Not alot of movies are filmed here and are about Michigan and about the High Holy Days of Deer Hunting season. It was pretty popular here when it was released.

And two ladies sit behind us. Talking rather loudly during the opening credits. When the title comes up, one says, " Where is Escanaba? Japan?"

I had to refrain from a full scale sarcasm beatdown and say quietly, " It’s in the U.P."

By the time the movie really started, it was apparent this woman ( who was from MIchigan.) was pretty farking clueless about her home state. She couldn’t understand da accents.

So, now I wait with baited breath to use Escanaba is in Japan line when someone I know is going to Japan, which is, like, never. Or if they are going to Escanaba (again, like never.), I tell them they need a passport and say ‘hi’ to Godzilla.
Le Sigh.

I just figure she’s running into this again. And, yes, I still don’t get it. Listen to the (http://mississippienne.livejournal.com/data/phonepost/563.mp3) she provided.

He’d never pass for Antarctican.

He probably doesn’t own a tux, after all. :cool:

A friend of mine and her husband immigrated to the US when their oldest was very, very small. While they have learned the language, it’s not what they use when it’s just family. They live in an area where a lot of people have immigrated from the same place that they did, and their kids hang out with and go to school with a lot of students who are either immigrants themselves or children of people who come from various countries.

Her kids knew that I was born & raised in the US, but one asked me once “amarinth, what language do you speak at home?”
“English.”
“No, but with your mom. What language do you talk to your mom in?”
“um, English, we only speak English.”
She spent the next 20 minutes trying to figure that one out. The idea of being entirely monolingual and not having a home language v. an away language completely weirded the kid out.

My family had at-home and away uniforms, so I can kind of sympathize with the kid.

I always get “Where are you from?” and I say “Here”. Literally here. See that hospital over there?
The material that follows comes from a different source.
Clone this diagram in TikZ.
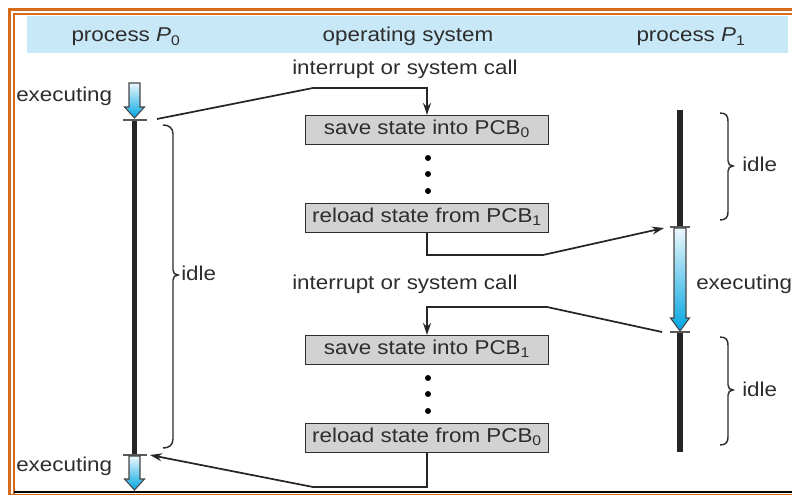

The one you can see through the library’s front windows? I was born a block from here! Evidently I have insufficient Southern accent (unless I’m drunk, I guess) so they don’t believe me. To shut them up I have to say, “Oh, my mom’s from Pittsburgh”. Where they think I have a hilarious Southern accent.

That would explain the southern accent.

My friend tells a funny story about traveling to Hawaii. At the time she lived in Kaukauna (pronounced kaw-KAW-na), Wisconsin. At some point after she arrived in Hawaii, she needed to show her ID to some official/agent/clerk/whatever, and that person exclaimed, “Ah, Kah-oo-kah-OO-nah! What island is that on?”

I just love the image of the exotic island paradise that is Kaukauna, Wisconsin.